In case you didn’t already know, copy editors have a superhuman attention to detail. They have to. It’s integral to their job. And this attention to detail comes through strongest in the form of consistency. I, it turns out, am not the most grammatically consistent writer in the world. I’ve always prided myself on a strong attention to these kinds of details, and yet it was only with the help of St. Martin’s copy editor that I realized, for instance, that I’d written the time as “3:21 a.m.” in one chapter and “one thirty a.m.” in another. Shame on me! And good catch, copy editor!
They also have to be big-time sticklers to whatever dictionary and style manual is consistently used at their publishing house. (In this case, it was Webster’s Eleventh New Collegiate Dictionary and Chicago Manual of Style, 16th Edition.) And sometimes that’s at odds with how properly you thought you wrote your novel. For instance, did you know “air-conditioning” is hyphenated, not two separate words? I didn’t, but I do now! Changes like that to the manuscript don’t bother me one bit. Neither do the new-to-me hyphenating of “stained-glass” or the non-hyphenating of “semiautomatic.” I chalk it up to a learning experience.
However — and I cannot stress this enough — it will be a cold day in Hell before I spell “goodbye” as “good-bye!” Yes, I know it’s hyphenated in many dictionaries, if not all of them, but no. Just no. It doesn’t read right to me. It looks ridiculous. But it’s the copy editor’s job to propose the change regardless of my own pet peeves. Luckily, you get to refuse any copyedits you don’t agree with. When that happens, you write (also in pencil, but a different colored one from the copy editor’s) the word “STET” next to it. And so I stetted the shit out of every change of “goodbye” to “good-bye.” Sorry, Webster’s Eleventh New Collegiate Dictionary. And just to rub it in, I’m also keeping it as “website” instead of “Web site.” Chew on that!
Remember what I said about consistency? Man, you have no idea. Put a comma before one instance of the word “too” or “either,” and suddenly there has to be a comma before every instance of the word, whether it’s internal or terminal. I understand the instinct, believe me, but it doesn’t work for me any more than “good-bye” does. When it comes to commas before “too” or “either,” for me it’s all about how the sentence sounds. If a pause sounds natural in that spot, then sure. Otherwise, no. I’m sure that kind of inconsistency must drive copy editors crazy. Alas, all I can do is apologize on behalf of all of us artsy types who think the rules should only apply if they feel right in the moment.

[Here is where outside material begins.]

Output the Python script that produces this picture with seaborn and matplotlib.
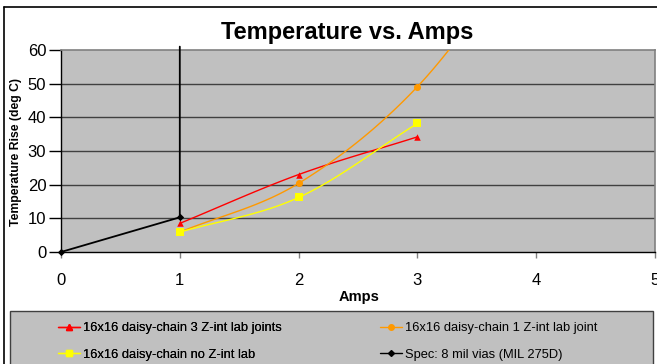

In the end, reviewing the copyedits was a quick, painless experience, and even a little fun. But more than that, it left me with the confidence that the novel will be that much better for having caught the typos and cleaned up the spelling or grammatical inconsistencies that might have knocked a reader out of the story. Instead, it’ll be a smoother experience now. For that, and all the hard work they do to make authors look good, I tip my hat to the copy editors of the world.